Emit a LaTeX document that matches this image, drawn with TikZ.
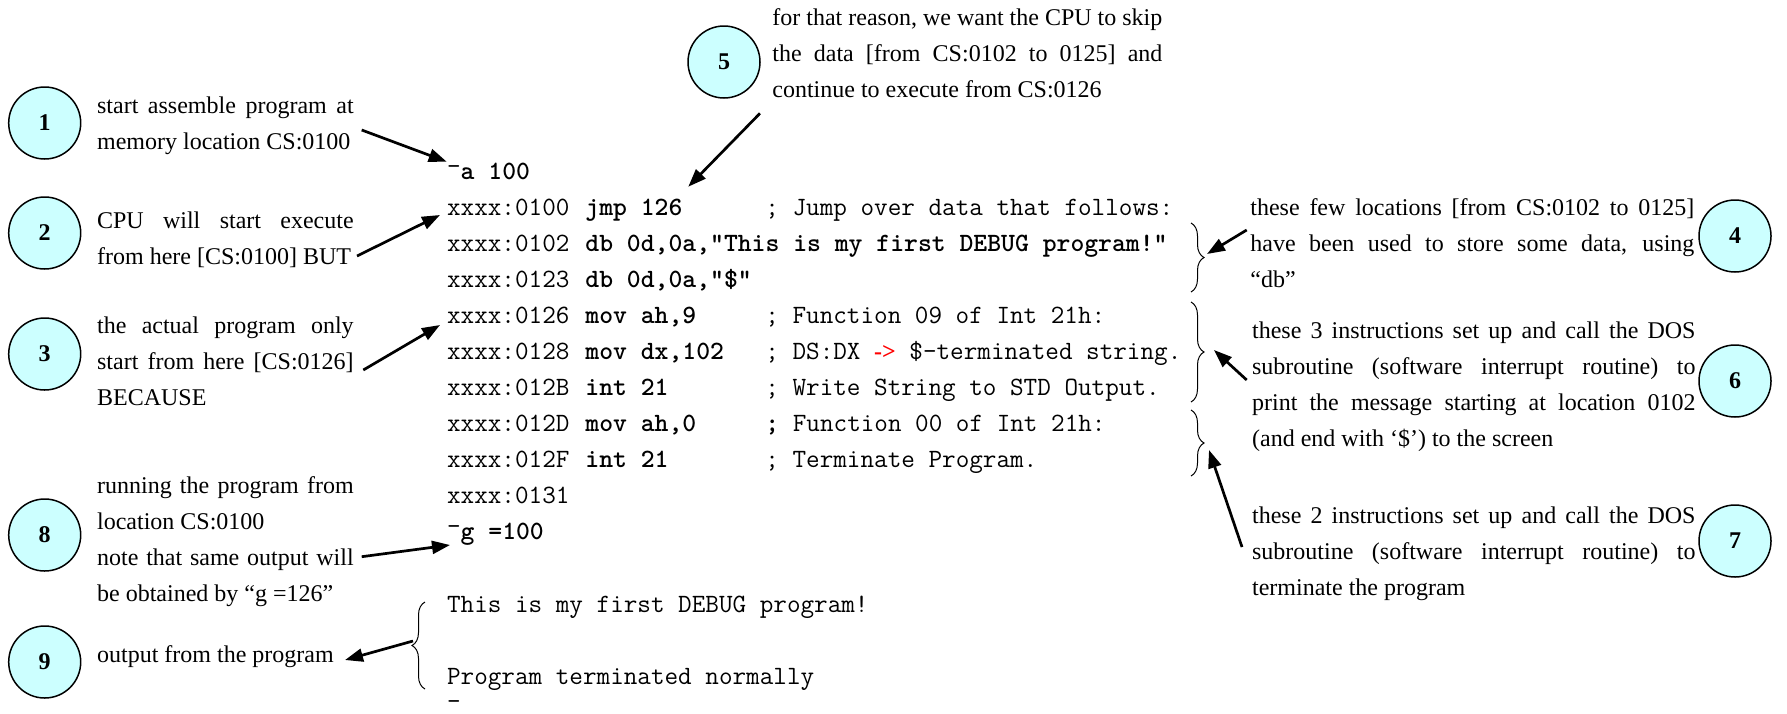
\documentclass[tikz,border=0pt]{standalone}
\usepackage{fontspec}
\setmainfont{Liberation Serif}
\usetikzlibrary{arrows.meta,decorations.pathreplacing}
\definecolor{numfill}{RGB}{204,255,255}
\newcommand\codefont{\ttfamily\fontsize{13.2}{18}\selectfont}
\newcommand\notefont{\fontsize{12}{18}\selectfont}
\newcommand\prompt{{\mdseries\raisebox{2.5pt}{-}}}
\tolerance=10000
\hbadness=10000

\begin{document}
\begin{tikzpicture}[x=0.5pt,y=-0.5pt,
  num/.style={circle,draw,line width=.75pt,fill=numfill,minimum size=36pt,inner sep=0pt,font=\notefont\bfseries},
  note/.style={anchor=base west,inner sep=0pt,align=justify,font=\notefont},
  addr/.style={anchor=base west,inner sep=0pt,font=\codefont},
  instr/.style={anchor=base west,inner sep=0pt,font=\codefont\bfseries},
  pointer/.style={-{Triangle[length=9pt,width=6.5pt]},line width=1.35pt},
  group/.style={decorate,decoration={brace,amplitude=6.5pt},line width=.5pt}]
\useasboundingbox (0,0) rectangle (1787,713);

\node[num] (n1) at (44.7,123) {1};
\node[num] (n2) at (44.7,233) {2};
\node[num] (n3) at (44.7,354) {3};
\node[num] (n8) at (44.7,535) {8};
\node[num] (n9) at (44.7,662) {9};
\node[num] (n5) at (724,62) {5};
\node[num] (n4) at (1735,236) {4};
\node[num] (n6) at (1735,381) {6};
\node[num] (n7) at (1735,541) {7};

\node[note,text width=128.3pt] (t1) at (96.7,113) {\parfillskip=0pt start assemble program at\linebreak memory location CS:0100};
\node[note,text width=128.3pt] (t2) at (96.7,228) {\parfillskip=0pt CPU will start execute\linebreak from here [CS:0100] BUT};
\node[note,text width=128.3pt] (t3) at (96.7,333) {the actual program only\linebreak start from here [CS:0126]\linebreak BECAUSE};
\node[note,text width=128.3pt] (t8) at (96.7,493) {running the program from\linebreak location CS:0100\\ note that same output will\linebreak be obtained by ``g =126''};
\node[note,text width=128.3pt] (t9) at (96.7,662) {output from the program};
\node[note,text width=195pt] (t5) at (772,25) {for that reason, we want the CPU to skip\linebreak the data [from CS:0102 to 0125] and\linebreak continue to execute from CS:0126};
\node[note,text width=222pt] (t4) at (1250,215) {these few locations [from CS:0102 to 0125]\linebreak have been used to store some data, using\linebreak ``db''};
\node[note,text width=221.7pt] (t6) at (1251.7,338) {these 3 instructions set up and call the DOS\linebreak subroutine (software interrupt routine) to\linebreak print the message starting at location 0102\linebreak (and end with `\$') to the screen};
\node[note,text width=221.7pt] (t7) at (1251.7,523) {these 2 instructions set up and call the DOS\linebreak subroutine (software interrupt routine) to\linebreak terminate the program};

\node[instr] (cmda) at (446.7,179) {\prompt a 100};
\node[addr] (a0100) at (446.7,215) {xxxx:0100};
\node[instr] (c0100) at (585,215) {jmp 126};
\node[addr] (m0100) at (765,215) {; Jump over data that follows:};
\node[addr] (a0102) at (446.7,251) {xxxx:0102};
\node[instr] (c0102) at (585,251) {db 0d,0a,"This is my first DEBUG program!"};
\node[addr] (a0123) at (446.7,287) {xxxx:0123};
\node[instr] (c0123) at (585,287) {db 0d,0a,"\$"};
\node[addr] (a0126) at (446.7,323) {xxxx:0126};
\node[instr] (c0126) at (585,323) {mov ah,9};
\node[addr] (m0126) at (765,323) {; Function 09 of Int 21h:};
\node[addr] (a0128) at (446.7,359) {xxxx:0128};
\node[instr] (c0128) at (585,359) {mov dx,102};
\node[addr] (m0128) at (765,359) {; DS:DX {\color{red}\rmfamily\bfseries\notefont->} \$-terminated string.};
\node[addr] (a012B) at (446.7,395) {xxxx:012B};
\node[instr] (c012B) at (585,395) {int 21};
\node[addr] (m012B) at (765,395) {; Write String to STD Output.};
\node[addr] (a012D) at (446.7,431) {xxxx:012D};
\node[instr] (c012D) at (585,431) {mov ah,0};
\node[addr] (m012D) at (765,431) {{\bfseries;} Function 00 of Int 21h:};
\node[addr] (a012F) at (446.7,467) {xxxx:012F};
\node[instr] (c012F) at (585,467) {int 21};
\node[addr] (m012F) at (765,467) {; Terminate Program.};
\node[addr] (a0131) at (446.7,503) {xxxx:0131};
\node[instr] (cmdg) at (446.7,539) {\prompt g =100};
\node[addr] (out1) at (446.7,612) {This is my first DEBUG program!};
\node[addr] (out2) at (446.7,684) {Program terminated normally};
\node[addr] (cursor) at (446.7,709) {-};

\draw[group] (1191,223) -- (1191,292);
\draw[group] (1191,302) -- (1191,402);
\draw[group] (1191,410) -- (1191,476);
\draw[group] (425,689) -- (425,602);

\coordinate (s1) at (361.7,130);
\coordinate (e1) at (446.7,161.7);
\coordinate (s2) at (357,256);
\coordinate (e2) at (440,215);
\coordinate (s3) at (363.3,370);
\coordinate (e3) at (440,325);
\coordinate (s8) at (361.7,556.7);
\coordinate (e8) at (450,545);
\coordinate (s9) at (413,641);
\coordinate (e9) at (345,660);
\coordinate (s5) at (760,113.3);
\coordinate (e5) at (688.3,186.7);
\coordinate (s4) at (1246.7,230);
\coordinate (e4) at (1207,254);
\coordinate (s6) at (1246.7,380);
\coordinate (e6) at (1214,350);
\coordinate (s7) at (1242,547);
\coordinate (e7) at (1209,450);

\draw[pointer] (s1) -- (e1);
\draw[pointer] (s2) -- (e2);
\draw[pointer] (s3) -- (e3);
\draw[pointer] (s8) -- (e8);
\draw[pointer] (s9) -- (e9);
\draw[pointer] (s5) -- (e5);
\draw[pointer] (s4) -- (e4);
\draw[pointer] (s6) -- (e6);
\draw[pointer] (s7) -- (e7);
\end{tikzpicture}
\end{document}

━━━━━━

** EXERCISE DESCRIPTION **
Working from the lines above, reproduce the material exactly and exclude its pictures.

** SOLUTION FOR THIS EXERCISE **
Emit a LaTeX document that matches this image, drawn with TikZ.
\documentclass[tikz,border=0pt]{standalone}
\usepackage{fontspec}
\setmainfont{Liberation Serif}
\usetikzlibrary{arrows.meta,decorations.pathreplacing}
\definecolor{numfill}{RGB}{204,255,255}
\newcommand\codefont{\ttfamily\fontsize{13.2}{18}\selectfont}
\newcommand\notefont{\fontsize{12}{18}\selectfont}
\newcommand\prompt{{\mdseries\raisebox{2.5pt}{-}}}
\tolerance=10000
\hbadness=10000

\begin{document}
\begin{tikzpicture}[x=0.5pt,y=-0.5pt,
  num/.style={circle,draw,line width=.75pt,fill=numfill,minimum size=36pt,inner sep=0pt,font=\notefont\bfseries},
  note/.style={anchor=base west,inner sep=0pt,align=justify,font=\notefont},
  addr/.style={anchor=base west,inner sep=0pt,font=\codefont},
  instr/.style={anchor=base west,inner sep=0pt,font=\codefont\bfseries},
  pointer/.style={-{Triangle[length=9pt,width=6.5pt]},line width=1.35pt},
  group/.style={decorate,decoration={brace,amplitude=6.5pt},line width=.5pt}]
\useasboundingbox (0,0) rectangle (1787,713);

\node[num] (n1) at (44.7,123) {1};
\node[num] (n2) at (44.7,233) {2};
\node[num] (n3) at (44.7,354) {3};
\node[num] (n8) at (44.7,535) {8};
\node[num] (n9) at (44.7,662) {9};
\node[num] (n5) at (724,62) {5};
\node[num] (n4) at (1735,236) {4};
\node[num] (n6) at (1735,381) {6};
\node[num] (n7) at (1735,541) {7};

\node[note,text width=128.3pt] (t1) at (96.7,113) {\parfillskip=0pt start assemble program at\linebreak memory location CS:0100};
\node[note,text width=128.3pt] (t2) at (96.7,228) {\parfillskip=0pt CPU will start execute\linebreak from here [CS:0100] BUT};
\node[note,text width=128.3pt] (t3) at (96.7,333) {the actual program only\linebreak start from here [CS:0126]\linebreak BECAUSE};
\node[note,text width=128.3pt] (t8) at (96.7,493) {running the program from\linebreak location CS:0100\\ note that same output will\linebreak be obtained by ``g =126''};
\node[note,text width=128.3pt] (t9) at (96.7,662) {output from the program};
\node[note,text width=195pt] (t5) at (772,25) {for that reason, we want the CPU to skip\linebreak the data [from CS:0102 to 0125] and\linebreak continue to execute from CS:0126};
\node[note,text width=222pt] (t4) at (1250,215) {these few locations [from CS:0102 to 0125]\linebreak have been used to store some data, using\linebreak ``db''};
\node[note,text width=221.7pt] (t6) at (1251.7,338) {these 3 instructions set up and call the DOS\linebreak subroutine (software interrupt routine) to\linebreak print the message starting at location 0102\linebreak (and end with `\$') to the screen};
\node[note,text width=221.7pt] (t7) at (1251.7,523) {these 2 instructions set up and call the DOS\linebreak subroutine (software interrupt routine) to\linebreak terminate the program};

\node[instr] (cmda) at (446.7,179) {\prompt a 100};
\node[addr] (a0100) at (446.7,215) {xxxx:0100};
\node[instr] (c0100) at (585,215) {jmp 126};
\node[addr] (m0100) at (765,215) {; Jump over data that follows:};
\node[addr] (a0102) at (446.7,251) {xxxx:0102};
\node[instr] (c0102) at (585,251) {db 0d,0a,"This is my first DEBUG program!"};
\node[addr] (a0123) at (446.7,287) {xxxx:0123};
\node[instr] (c0123) at (585,287) {db 0d,0a,"\$"};
\node[addr] (a0126) at (446.7,323) {xxxx:0126};
\node[instr] (c0126) at (585,323) {mov ah,9};
\node[addr] (m0126) at (765,323) {; Function 09 of Int 21h:};
\node[addr] (a0128) at (446.7,359) {xxxx:0128};
\node[instr] (c0128) at (585,359) {mov dx,102};
\node[addr] (m0128) at (765,359) {; DS:DX {\color{red}\rmfamily\bfseries\notefont->} \$-terminated string.};
\node[addr] (a012B) at (446.7,395) {xxxx:012B};
\node[instr] (c012B) at (585,395) {int 21};
\node[addr] (m012B) at (765,395) {; Write String to STD Output.};
\node[addr] (a012D) at (446.7,431) {xxxx:012D};
\node[instr] (c012D) at (585,431) {mov ah,0};
\node[addr] (m012D) at (765,431) {{\bfseries;} Function 00 of Int 21h:};
\node[addr] (a012F) at (446.7,467) {xxxx:012F};
\node[instr] (c012F) at (585,467) {int 21};
\node[addr] (m012F) at (765,467) {; Terminate Program.};
\node[addr] (a0131) at (446.7,503) {xxxx:0131};
\node[instr] (cmdg) at (446.7,539) {\prompt g =100};
\node[addr] (out1) at (446.7,612) {This is my first DEBUG program!};
\node[addr] (out2) at (446.7,684) {Program terminated normally};
\node[addr] (cursor) at (446.7,709) {-};

\draw[group] (1191,223) -- (1191,292);
\draw[group] (1191,302) -- (1191,402);
\draw[group] (1191,410) -- (1191,476);
\draw[group] (425,689) -- (425,602);

\coordinate (s1) at (361.7,130);
\coordinate (e1) at (446.7,161.7);
\coordinate (s2) at (357,256);
\coordinate (e2) at (440,215);
\coordinate (s3) at (363.3,370);
\coordinate (e3) at (440,325);
\coordinate (s8) at (361.7,556.7);
\coordinate (e8) at (450,545);
\coordinate (s9) at (413,641);
\coordinate (e9) at (345,660);
\coordinate (s5) at (760,113.3);
\coordinate (e5) at (688.3,186.7);
\coordinate (s4) at (1246.7,230);
\coordinate (e4) at (1207,254);
\coordinate (s6) at (1246.7,380);
\coordinate (e6) at (1214,350);
\coordinate (s7) at (1242,547);
\coordinate (e7) at (1209,450);

\draw[pointer] (s1) -- (e1);
\draw[pointer] (s2) -- (e2);
\draw[pointer] (s3) -- (e3);
\draw[pointer] (s8) -- (e8);
\draw[pointer] (s9) -- (e9);
\draw[pointer] (s5) -- (e5);
\draw[pointer] (s4) -- (e4);
\draw[pointer] (s6) -- (e6);
\draw[pointer] (s7) -- (e7);
\end{tikzpicture}
\end{document}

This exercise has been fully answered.